Set task:
Look at the data below and print exactly the lines from its first line through the line with "const yDomain = [0.980604, 1.00151];"; the pictures stay out of the copy.

Data section:
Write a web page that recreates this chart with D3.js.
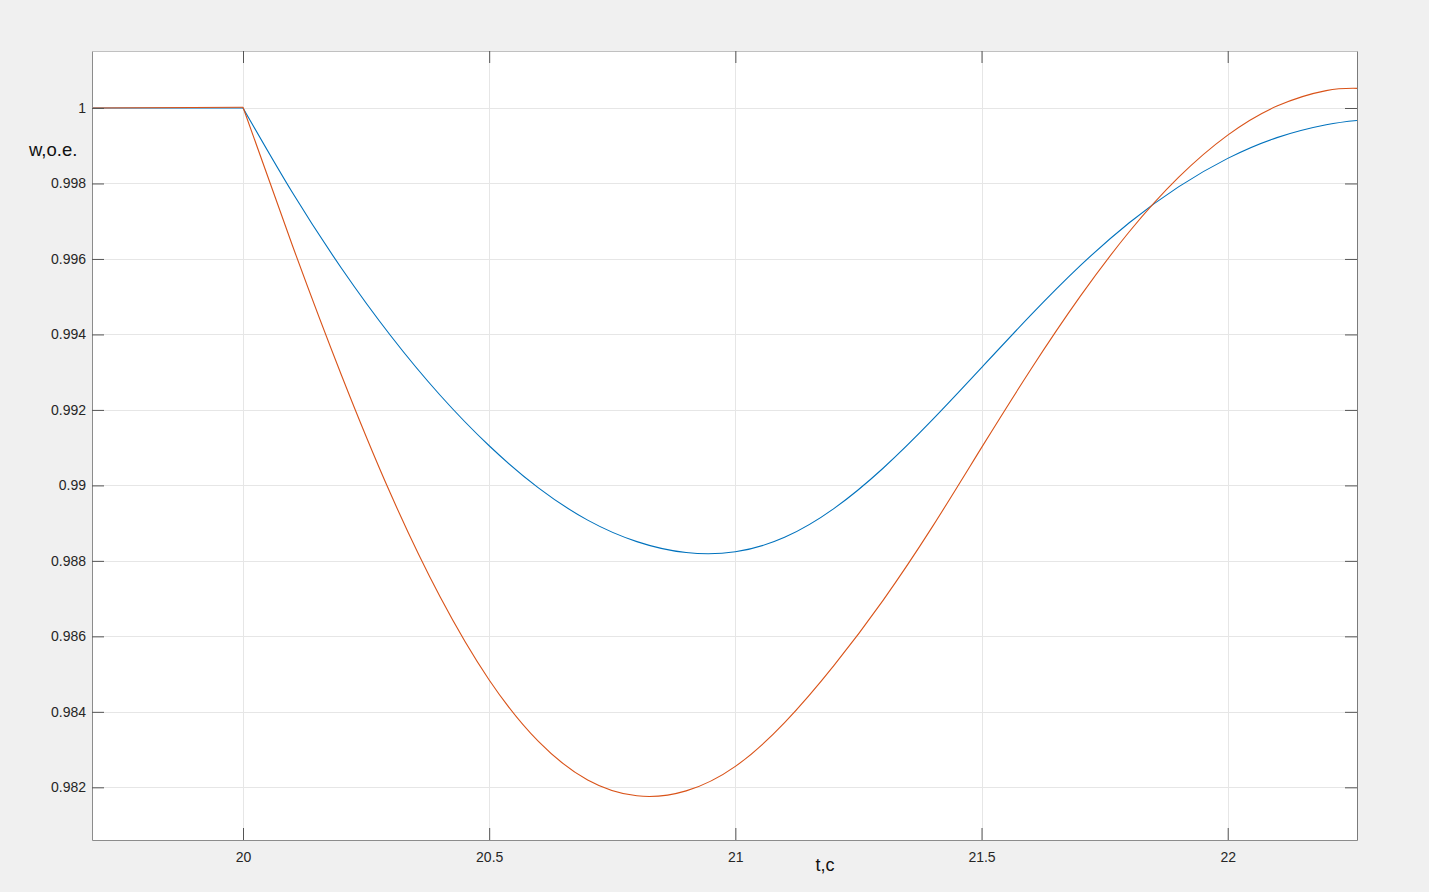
<!DOCTYPE html>
<html>
<head>
<meta charset="utf-8">
<script src="https://cdn.jsdelivr.net/npm/d3@7/dist/d3.min.js"></script>
<style>
  html, body { margin: 0; padding: 0; background: #f0f0f0; }
  svg { display: block; }
  text { font-family: "Liberation Sans", Arial, Helvetica, sans-serif; }
</style>
</head>
<body>
<svg id="chart" width="1429" height="892"></svg>
<script>
// ---- data ----
const xTicks = [20, 20.5, 21, 21.5, 22];
const xTickLabels = ["20", "20.5", "21", "21.5", "22"];
const yTicks = [0.982, 0.984, 0.986, 0.988, 0.99, 0.992, 0.994, 0.996, 0.998, 1];
const yTickLabels = ["0.982", "0.984", "0.986", "0.988", "0.99", "0.992", "0.994", "0.996", "0.998", "1"];
const xDomain = [19.6933, 22.2626];
const yDomain = [0.980604, 1.00151];

// blue series: pre-disturbance (flat) part and response
const blueFlatT = [19.6933, 20.0];
const blueFlatW = [1.0, 1.0];
const blueT = [20.0, 20.1, 20.2, 20.3, 20.4, 20.5, 20.6, 20.7, 20.8, 20.9, 21.0, 21.1, 21.2, 21.3, 21.4, 21.5, 21.6, 21.7, 21.8, 21.9, 22.0, 22.1, 22.2, 22.2626];
const blueW = [1.0, 0.997765, 0.995755, 0.993965, 0.992395, 0.99105, 0.989935, 0.98908, 0.98851, 0.98822, 0.98824, 0.988625, 0.989385, 0.990455, 0.991735, 0.99312, 0.99451, 0.995815, 0.99696, 0.99791, 0.998665, 0.999215, 0.999555, 0.999668];

// orange series
const orangeFlatT = [19.6933, 20.0];
const orangeFlatW = [1.0, 1.00002];
const orangeT = [20.0, 20.1, 20.2, 20.3, 20.4, 20.5, 20.6, 20.7, 20.8, 20.9, 21.0, 21.1, 21.2, 21.3, 21.4, 21.5, 21.6, 21.7, 21.8, 21.9, 22.0, 22.1, 22.2, 22.2626];
const orangeW = [1.00002, 0.99637, 0.99292, 0.98977, 0.987055, 0.984845, 0.983215, 0.982195, 0.981775, 0.981905, 0.982555, 0.983715, 0.985225, 0.986955, 0.98890, 0.99100, 0.99307, 0.99500, 0.99672, 0.99816, 0.99928, 1.00005, 1.00046, 1.00052];

// ---- layout ----
const L = 92, T = 51, R = 1357, B = 840;
const svg = d3.select("#chart");

const x = d3.scaleLinear().domain(xDomain).range([L, R]);
const y = d3.scaleLinear().domain(yDomain).range([B, T]);

// plot background
svg.append("rect").attr("x", L).attr("y", T).attr("width", R - L).attr("height", B - T).attr("fill", "#ffffff");

// grid
const grid = svg.append("g");
grid.selectAll("line.gx").data(xTicks).enter().append("line")
  .attr("x1", d => Math.round(x(d)) + 0.5).attr("x2", d => Math.round(x(d)) + 0.5)
  .attr("y1", T).attr("y2", B).attr("stroke", "#e6e6e6").attr("stroke-width", 1);
grid.selectAll("line.gy").data(yTicks).enter().append("line")
  .attr("y1", d => Math.round(y(d)) + 0.5).attr("y2", d => Math.round(y(d)) + 0.5)
  .attr("x1", L).attr("x2", R).attr("stroke", "#e6e6e6").attr("stroke-width", 1);

// lines
svg.append("clipPath").attr("id", "clip").append("rect")
  .attr("x", L).attr("y", T).attr("width", R - L).attr("height", B - T);
const plot = svg.append("g").attr("clip-path", "url(#clip)");

const lineLin = d3.line().x(d => x(d[0])).y(d => y(d[1]));
const lineCurve = d3.line().x(d => x(d[0])).y(d => y(d[1])).curve(d3.curveNatural);
const zip = (a, b) => a.map((v, i) => [v, b[i]]);

function drawSeries(flatT, flatW, t, w, color) {
  plot.append("path").attr("d", lineLin(zip(flatT, flatW)))
    .attr("fill", "none").attr("stroke", color).attr("stroke-width", 1.1);
  plot.append("path").attr("d", lineCurve(zip(t, w)))
    .attr("fill", "none").attr("stroke", color).attr("stroke-width", 1.1);
}
drawSeries(blueFlatT, blueFlatW, blueT, blueW, "#0072BD");
drawSeries(orangeFlatT, orangeFlatW, orangeT, orangeW, "#D95319");

// axes (box style with inward ticks)
const tickLen = 12;
const axisColor = "#8c8c8c";
const xAxisB = d3.axisBottom(x).tickValues(xTicks).tickSizeInner(-tickLen).tickSizeOuter(0)
  .tickPadding(12).tickFormat((d, i) => xTickLabels[i]);
const xAxisT = d3.axisTop(x).tickValues(xTicks).tickSizeInner(-tickLen).tickSizeOuter(0).tickFormat("");
const yAxisL = d3.axisLeft(y).tickValues(yTicks).tickSizeInner(-tickLen).tickSizeOuter(0)
  .tickPadding(6).tickFormat((d, i) => yTickLabels[i]);
const yAxisR = d3.axisRight(y).tickValues(yTicks).tickSizeInner(-tickLen).tickSizeOuter(0).tickFormat("");

function styleAxis(g) {
  g.select(".domain").attr("stroke", axisColor);
  g.selectAll(".tick line").attr("stroke", "#555");
  g.selectAll(".tick text").attr("fill", "#262626").attr("font-size", 14)
    .attr("font-family", "'Liberation Sans', Arial, Helvetica, sans-serif");
}
svg.append("g").attr("transform", `translate(0,${B})`).call(xAxisB).call(styleAxis);
svg.append("g").attr("transform", `translate(0,${T})`).call(xAxisT).call(styleAxis)
  .select(".domain").attr("stroke", "#c0c0c0");
svg.append("g").attr("transform", `translate(${L},0)`).call(yAxisL).call(styleAxis);
svg.append("g").attr("transform", `translate(${R},0)`).call(yAxisR).call(styleAxis)
  .select(".domain").attr("stroke", "#7a7a7a");

// axis labels
svg.append("text").attr("x", 29).attr("y", 156).attr("font-size", 18.5).attr("fill", "#111")
  .attr("font-family", "'Open Sans', 'Noto Sans', sans-serif").text("w,o.e.");
svg.append("text").attr("x", 825).attr("y", 871).attr("text-anchor", "middle").attr("font-size", 18)
  .attr("fill", "#111").attr("font-family", "'Open Sans', 'Noto Sans', sans-serif").text("t,c");
</script>
</body>
</html>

Answer in full:
Write a web page that recreates this chart with D3.js.
<!DOCTYPE html>
<html>
<head>
<meta charset="utf-8">
<script src="https://cdn.jsdelivr.net/npm/d3@7/dist/d3.min.js"></script>
<style>
  html, body { margin: 0; padding: 0; background: #f0f0f0; }
  svg { display: block; }
  text { font-family: "Liberation Sans", Arial, Helvetica, sans-serif; }
</style>
</head>
<body>
<svg id="chart" width="1429" height="892"></svg>
<script>
// ---- data ----
const xTicks = [20, 20.5, 21, 21.5, 22];
const xTickLabels = ["20", "20.5", "21", "21.5", "22"];
const yTicks = [0.982, 0.984, 0.986, 0.988, 0.99, 0.992, 0.994, 0.996, 0.998, 1];
const yTickLabels = ["0.982", "0.984", "0.986", "0.988", "0.99", "0.992", "0.994", "0.996", "0.998", "1"];
const xDomain = [19.6933, 22.2626];
const yDomain = [0.980604, 1.00151];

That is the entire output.